Our journey into smarthome system starts with the simplest component, lights, all 15 of them. The thinking process to what type of lights we were going to use wasn’t that complicated, my wife and I simply were looking for lights that’s compatible with google home, and that’s it. The lights we picked up was wifi based and uses bluetooth for pairing. In the process we found out that our lights are matter compatible too, and I’ll explain why this is important later in the post.

Part 1: Installation

Our previous experience with home wifi setup never exceeded 8 wifi clients being connected to a single router. This time, in addition to our existing devices, we need to add 15 more wifi smart lights, bringing the total to 23 actively connected wifi clients. Wifi 802.11n in theory can handle this amount of clients connected using a single channel, however, it turns out that there’s another bottleneck in the network: DHCP. When we try to connect the lights one by one, the built-in DHCP server in our router seems to be working just fine. However, when we have a temporary power outage (because we forgot to pay the bills) when the power is turned on again, all devices tried to connect to the wifi network at the same time, and there seems to be a race condition in the DHCP server when allocating addresses which causes the entire router to be inaccessible. These are speculations, yes, either it’s a race condition, or the router’s computing power simply can’t handle that many DHCP requests at the same time.

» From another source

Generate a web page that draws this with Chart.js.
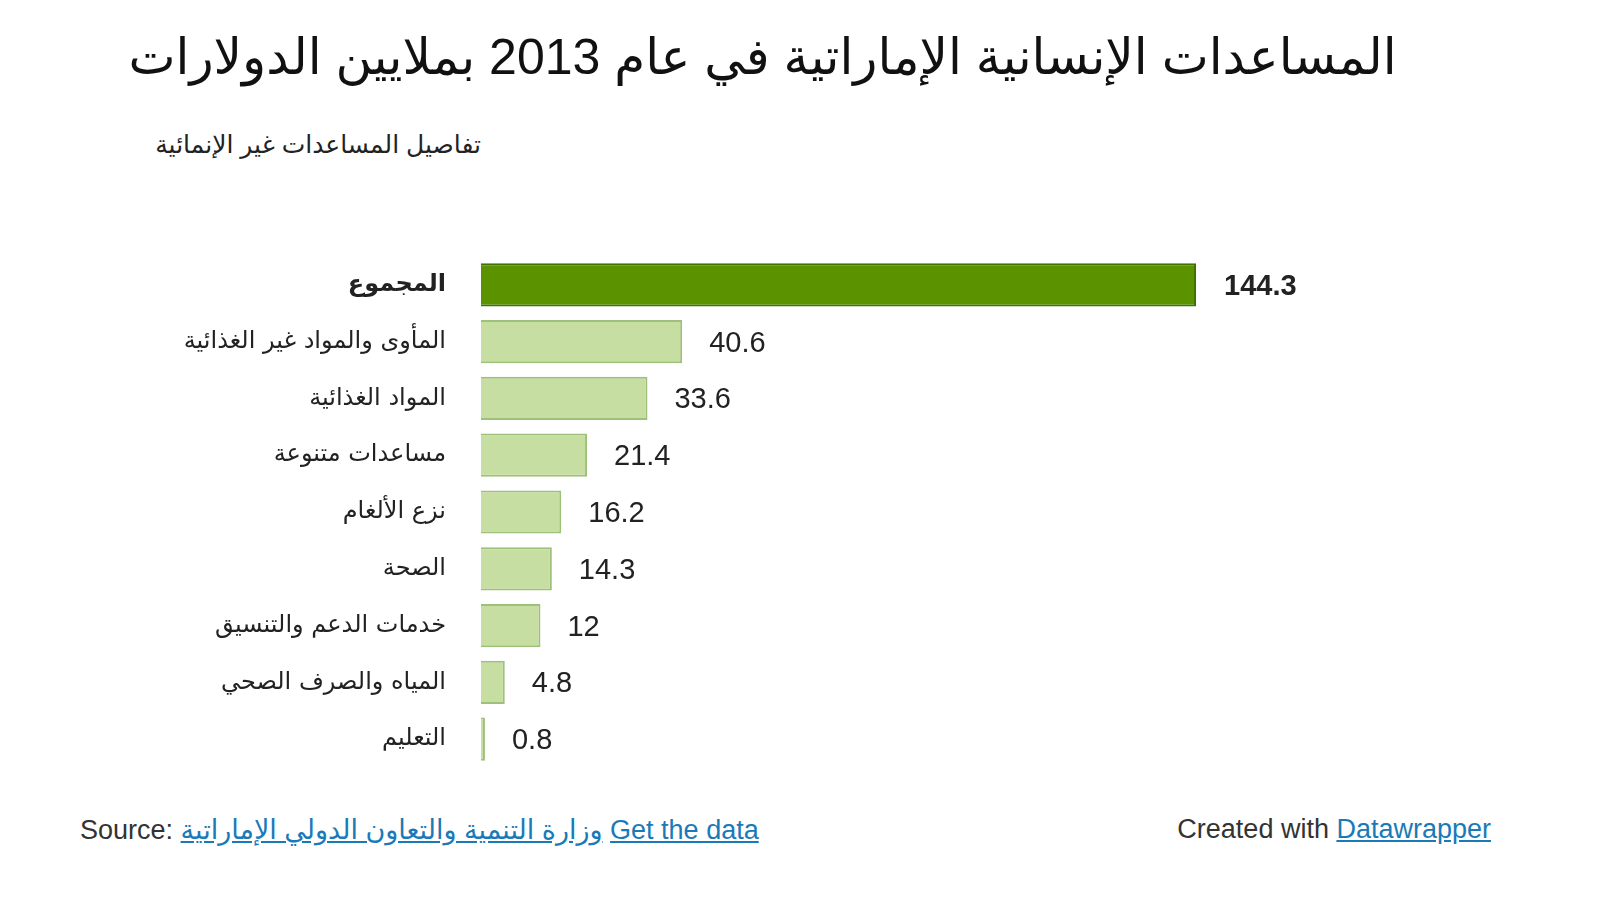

Part 2: Being a Hoarder has it’s Perks

My wife’s organizational method stems from Marie Kondo, but I’m grateful that in this instance I didn’t listen to her, or we would be stuck with a router that can’t handle this amount of traffic. Thankfully, I still have with me a router that has a dual core processor (4 logical cores), and 256MB of RAM. And it’s even half the price of my current router when I bought it.

I installed OpenWRT on it a long time ago, and this time, it come in handy. Not only is OpenWRT far superior to whatever built-in software that my previous router has, the processing power alone even exceeds these newer routers. I setup the OpenWRT router as the main router, and the other router as an access point. The thinking was: I have 2 options, either I buy a new WiFi 6 router that can handle multi channel wifi 2.4Ghz, or I use my existing routers to split the channels into 2, thus reducing the risk of channel congestion. In the end, tight budget prevails. With this setup, I can route all DHCP requests to the OpenWRT router, and it works even after simulating power outages multiple times.

Part 3: Matter Protocol

With this setup, the only annoying component left was the default protocol used by these smart lights. They uses their own protocol with their own app that can be integrated to google home. However, the integration is sub optimal, since google home needs to talk to their cloud, and their cloud need to talk to each lights to be able to control them via websocket. There was noticable latencies and reliability issues, for example, knowing how websocket works, it will go offline quite often whenever the websocket failed.

I figured, “well, trying out matter won’t hurt now”. And it didn’t hurt indeed. Instead of websocket, matter uses a more robust API based approach. You can search the internet for all of it’s capabilities, but what important to me are reliability and local connectivity. For example, when connected to my local network, I no longer have to wait 2 seconds for the command to be executed by each lights, because matter allows the device to talk locally. It also is more reliable, our lights has never shown any signs of going offline after we switched to matter. Moreover, it also seems to strain the network less, since they didn’t have to maintain an ongoing websocket connection like they did with the old protocol.

Key Takeaways

If I can summarize my experience during this whole process, it can be boiled down into 2 points:

  • DHCP can be a bottleneck in a network, you’d need a good DHCP server to handle the inavoidable simultaneous DHCP requests.
  • Matter protocol works reliably, go for it if your device supports it.